## Given material:
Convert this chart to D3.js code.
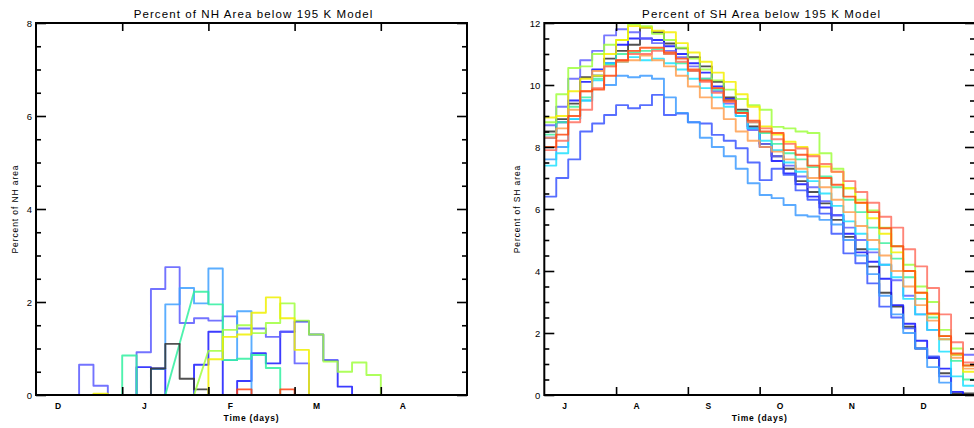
<!DOCTYPE html>
<html>
<head>
<meta charset="utf-8">
<script src="https://cdn.jsdelivr.net/npm/d3@7"></script>
<style>
  body { margin: 0; background: #fff; }
  svg { display: block; }
  text { font-family: "Liberation Sans", Arial, sans-serif; fill: #000; }
</style>
</head>
<body>
<svg id="chart" width="974" height="428"></svg>
<script>
// ---- Northern hemisphere: 5-day means from Dec 1 (null = missing pentad)
const nhMonthLetters = ["D", "J", "F", "M", "A"];
const nhMonthLabelDays = [7.5, 37.5, 67.5, 97.5, 127.5];
const nhMonthTickDays = [30, 60, 90, 120];
const nhYTicks = [0, 2, 4, 6, 8];

const nhLavender = [0,0,0,0.65,0.2,0,0,0.92,2.28,2.75,1.55,1.65,1.6,1.69,1.43,1.43,1.25,1.36,0.68,0,0,0,0,0,0,0,0,0,0,0];
const nhDodger   = [0,0,0,0,0,0,0,0,0.56,1.95,2.3,1.97,2.72,0.75,1.8,0,0,0,0,0,0,0,0,0,0,0,0,0,0,0];
const nhAqua     = [0,0,0,0,0,0,0.85,0,0,null,null,2.22,1.95,0.75,0.78,0.86,0.58,0,0,0,0,0,0,0,0,0,0,0,0,0];
const nhBlack    = [0,0,0,0,0,0,0,0,0.57,1.1,0.35,0.12,0,0,0,0,0,0,0,0,0,0,0,0,0,0,0,0,0,0];
const nhLime     = [0,0,0,0,0,0,0,0,0,0,0,null,0.95,1.4,1.5,1.33,1.55,1.97,1.6,1.3,0.72,0.5,0.7,0.43,0,0,0,0,0,0];
const nhYellow   = [0,0,0,0,0.03,0,0,0,0,0,0,0,0.77,1.25,1.3,1.77,2.1,1.65,0.97,0,0,0,0,0,0,0,0,0,0,0];
const nhRed      = [0,0,0,0,0,0,0,0,0,0,0,0,0,0,0.12,0,0,0.12,0,0,0,0,0,0,0,0,0,0,0,0];
const nhBlue     = [0,0,0,0,0,0,0,0.6,0.57,0,0,0.65,1.36,0,0.3,0.9,0.68,1.36,1.58,1.3,0.75,0.18,0,0,0,0,0,0,0,0];

// ---- Southern hemisphere: 5-day means from Jul 1
const shMonthLetters = ["J", "A", "S", "O", "N", "D"];
const shMonthLabelDays = [8.3, 38.3, 68.3, 98.3, 128.3, 158.3];
const shMonthTickDays = [30, 60, 90, 120, 150];
const shYTicks = [0, 2, 4, 6, 8, 10, 12];

const shBlack   = [8.5,8.9,9.4,10.25,10.3,10.85,11.1,11.3,11.85,11.7,11.34,11.18,10.9,10.6,10.1,9.6,9.2,8.66,8.1,7.7,7.3,6.9,6.55,6.18,5.65,5.1,4.7,4.14,3.3,2.85,2.2,1.5,1.2,0.7,0.05,0.05];
const shBlue    = [8.3,8.8,9.5,10.1,10.5,10.7,11.3,11.5,11.5,11.45,11.25,11.0,10.7,10.4,9.95,9.55,9.1,8.6,8.0,7.55,7.15,6.8,6.4,6.05,5.8,5.2,4.6,4.3,3.75,2.9,2.3,1.75,1.2,0.85,0.1,0];
const shSlate   = [8.7,9.3,10.2,10.8,11.1,11.6,11.8,11.7,11.5,11.35,11.1,10.9,10.6,10.2,9.8,9.4,9.0,8.55,8.1,7.7,7.4,7.05,6.7,6.25,5.8,5.4,5.0,4.6,4.2,3.7,3.2,2.6,2.1,1.9,1.3,1.3];
const shLowBlue = [6.4,7.0,7.6,8.5,8.76,9.03,9.35,9.25,9.35,9.68,9.03,9.08,8.8,8.76,8.39,8.2,7.96,7.5,6.93,7.3,7.1,6.6,6.3,5.85,5.2,4.57,4.25,3.6,2.85,2.5,2.15,1.5,1.24,0.6,0,0];
const shDodger  = [7.6,8.0,8.9,9.5,10.3,10.0,10.3,10.25,10.3,10.2,9.6,9.1,8.8,8.3,8.0,7.7,7.3,6.83,6.45,6.35,6.13,5.8,5.76,5.65,5.5,5.0,4.5,3.9,3.2,2.6,2.0,1.5,0.9,0.4,0,0];
const shCyan    = [7.4,7.8,8.9,9.5,10.15,10.7,10.75,10.9,10.8,10.85,10.7,10.5,10.2,9.9,9.6,9.3,9.0,8.6,8.2,7.9,7.5,7.2,6.9,6.5,6.1,5.6,5.2,4.7,4.2,3.8,3.1,2.6,2.1,1.4,0.6,0.3];
const shAqua    = [8.4,8.8,9.3,9.6,10.2,10.65,11.0,11.05,11.1,11.15,11.0,10.7,10.45,10.2,9.85,9.5,9.15,8.8,8.45,8.1,7.8,7.6,7.35,7.05,6.7,6.3,5.9,5.4,4.9,4.4,3.8,3.1,2.5,1.8,1.1,0.5];
const shLime    = [8.8,9.7,10.55,10.6,11.0,11.3,11.45,11.95,11.9,11.65,11.45,11.2,10.85,10.5,10.15,9.85,9.55,9.35,9.2,8.65,8.6,8.5,8.45,7.8,7.3,6.67,6.3,5.95,5.4,4.8,4.2,3.5,3.0,2.1,1.5,0.95];
const shYellow  = [8.95,9.0,9.8,10.2,10.3,11.0,11.45,11.9,11.85,11.75,11.7,11.35,11.05,10.75,10.4,10.1,9.7,9.3,8.66,8.4,8.17,8.0,7.75,7.37,7.2,6.67,6.2,5.7,5.2,4.6,4.0,3.3,2.6,1.9,1.3,0.75];
const shOrange  = [8.3,8.6,9.2,9.8,10.45,10.6,10.75,10.8,10.95,10.8,10.6,10.3,9.95,9.6,9.25,8.9,8.5,8.2,8.0,7.85,7.6,7.3,7.0,6.7,6.3,5.9,5.45,5.0,4.5,4.0,3.5,2.9,2.4,1.8,1.2,0.85];
const shSalmon  = [7.9,8.2,8.8,9.2,9.9,10.6,10.8,11.0,11.0,11.1,11.0,10.75,10.45,10.1,9.75,9.45,9.1,8.8,8.6,8.25,8.1,7.95,7.7,7.45,7.2,6.9,6.55,6.2,5.75,5.4,4.7,4.15,3.45,2.6,1.7,1.05];
const shRed     = [8.0,8.4,9.0,9.8,9.85,10.3,10.8,11.1,11.2,11.2,11.05,10.85,10.5,10.15,9.9,9.5,9.1,8.85,8.5,8.45,7.9,7.75,7.4,7.0,6.78,6.4,6.2,5.9,5.38,4.8,4.0,3.3,2.63,1.9,1.34,0.95];

const nhSeries = [
  { color: "#1a1aff", values: nhBlue },
  { color: "#5b5bff", values: nhLavender },
  { color: "#3ea0ff", values: nhDodger },
  { color: "#30f0a0", values: nhAqua },
  { color: "#333333", values: nhBlack },
  { color: "#a0ff40", values: nhLime },
  { color: "#f0f000", values: nhYellow },
  { color: "#ff4010", values: nhRed }
];
const shSeries = [
  { color: "#333333", values: shBlack },
  { color: "#1010ff", values: shBlue },
  { color: "#6060ff", values: shSlate },
  { color: "#3a55ff", values: shLowBlue },
  { color: "#3d9bff", values: shDodger },
  { color: "#20e0ff", values: shCyan },
  { color: "#40f0a0", values: shAqua },
  { color: "#a0ff40", values: shLime },
  { color: "#f5f000", values: shYellow },
  { color: "#ffa050", values: shOrange },
  { color: "#ff7060", values: shSalmon },
  { color: "#ff4a10", values: shRed }
];

const svg = d3.select("#chart");

// Each pentad value is a flat plateau; consecutive plateaus join vertically,
// and a missing pentad is bridged by a straight segment.
function plateaus(values, startDay, width) {
  const pts = [];
  values.forEach((v, i) => {
    if (v === null) return;
    const d0 = startDay + i * width;
    pts.push([d0, v], [d0 + width, v]);
  });
  return pts;
}

function panel(opt) {
  const x = d3.scaleLinear().domain(opt.xDomain).range([opt.left, opt.right]);
  const y = d3.scaleLinear().domain(opt.yDomain).range([opt.bottom, opt.top]);
  const g = svg.append("g");

  const clipId = opt.id + "-clip";
  g.append("clipPath").attr("id", clipId).append("rect")
    .attr("x", opt.left).attr("y", opt.top)
    .attr("width", opt.right - opt.left).attr("height", opt.bottom - opt.top);

  const line = d3.line().x(d => x(d[0])).y(d => y(d[1]));
  g.append("g").attr("clip-path", `url(#${clipId})`)
    .selectAll("path").data(opt.series).join("path")
    .attr("d", s => line(plateaus(s.values, opt.startDay, 5)))
    .attr("fill", "none")
    .attr("stroke", s => s.color)
    .attr("stroke-width", 1.9)
    .attr("stroke-opacity", 0.85)
    .attr("stroke-linejoin", "round");

  // y axes: minor ticks every 0.5, major every 2
  const minor = d3.range(opt.yDomain[0], opt.yDomain[1] + 0.001, 0.5).filter(v => v % 2 !== 0);
  const axStyle = sel => sel.call(s => s.select(".domain").remove())
    .selectAll("line").attr("stroke", "#000").attr("stroke-width", 1.6);

  g.append("g").attr("transform", `translate(${opt.left},0)`)
    .call(d3.axisLeft(y).tickValues(minor).tickSize(-5).tickFormat(""))
    .call(axStyle);
  g.append("g").attr("transform", `translate(${opt.left},0)`)
    .call(d3.axisLeft(y).tickValues(opt.yTicks).tickSize(-10).tickPadding(4).tickFormat(d3.format("d")))
    .call(axStyle)
    .selectAll("text").attr("font-size", 9.5).attr("font-family", "Liberation Sans, Arial, sans-serif");
  g.append("g").attr("transform", `translate(${opt.right},0)`)
    .call(d3.axisRight(y).tickValues(minor).tickSize(-5).tickFormat(""))
    .call(axStyle);
  g.append("g").attr("transform", `translate(${opt.right},0)`)
    .call(d3.axisRight(y).tickValues(opt.yTicks).tickSize(-10).tickFormat(""))
    .call(axStyle);

  // month boundaries on top and bottom
  g.append("g").attr("transform", `translate(0,${opt.top})`)
    .call(d3.axisTop(x).tickValues(opt.monthTicks).tickSize(-8).tickFormat(""))
    .call(axStyle);
  g.append("g").attr("transform", `translate(0,${opt.bottom})`)
    .call(d3.axisBottom(x).tickValues(opt.monthTicks).tickSize(-8).tickFormat(""))
    .call(axStyle);

  // month letters
  g.append("g").attr("transform", `translate(0,${opt.bottom})`)
    .call(d3.axisBottom(x).tickValues(opt.monthLabelDays).tickSize(0).tickPadding(8)
      .tickFormat((d, i) => opt.monthLetters[i]))
    .call(s => s.select(".domain").remove())
    .selectAll("text").attr("font-size", 8.5).attr("font-weight", "bold")
    .attr("font-family", "Liberation Sans, Arial, sans-serif");

  // frame
  g.append("rect")
    .attr("x", opt.left).attr("y", opt.top)
    .attr("width", opt.right - opt.left).attr("height", opt.bottom - opt.top)
    .attr("fill", "none").attr("stroke", "#000").attr("stroke-width", 2);

  const cx = (opt.left + opt.right) / 2;
  g.append("text").attr("x", cx + 2).attr("y", 18)
    .attr("text-anchor", "middle").attr("font-size", 11.5).attr("letter-spacing", 1.1)
    .text(opt.title);
  g.append("text").attr("x", cx).attr("y", 421)
    .attr("text-anchor", "middle").attr("font-size", 8.5).attr("font-weight", "bold")
    .attr("letter-spacing", 0.8)
    .text("Time (days)");
  g.append("text")
    .attr("transform", `translate(${opt.yLabelX},${(opt.top + opt.bottom) / 2}) rotate(-90)`)
    .attr("text-anchor", "middle").attr("font-size", 8.5).attr("letter-spacing", 0.9)
    .text(opt.yLabel);
}

panel({
  id: "nh", left: 36, right: 467, top: 23, bottom: 395,
  xDomain: [0, 150], yDomain: [0, 8], startDay: 0,
  series: nhSeries, yTicks: nhYTicks,
  monthTicks: nhMonthTickDays, monthLabelDays: nhMonthLabelDays, monthLetters: nhMonthLetters,
  title: "Percent of NH Area below 195 K Model",
  yLabel: "Percent of NH area", yLabelX: 18
});

panel({
  id: "sh", left: 544.3, right: 975, top: 23, bottom: 395,
  xDomain: [0, 180], yDomain: [0, 12], startDay: 0,
  series: shSeries, yTicks: shYTicks,
  monthTicks: shMonthTickDays, monthLabelDays: shMonthLabelDays, monthLetters: shMonthLetters,
  title: "Percent of SH Area below 195 K Model",
  yLabel: "Percent of SH area", yLabelX: 520
});
</script>
</body>
</html>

## What you are asked to do:
From the listing above, pick out each line where the word "chart" appears.

## Exercise output:
Convert this chart to D3.js code.
<svg id="chart" width="974" height="428"></svg>
const svg = d3.select("#chart");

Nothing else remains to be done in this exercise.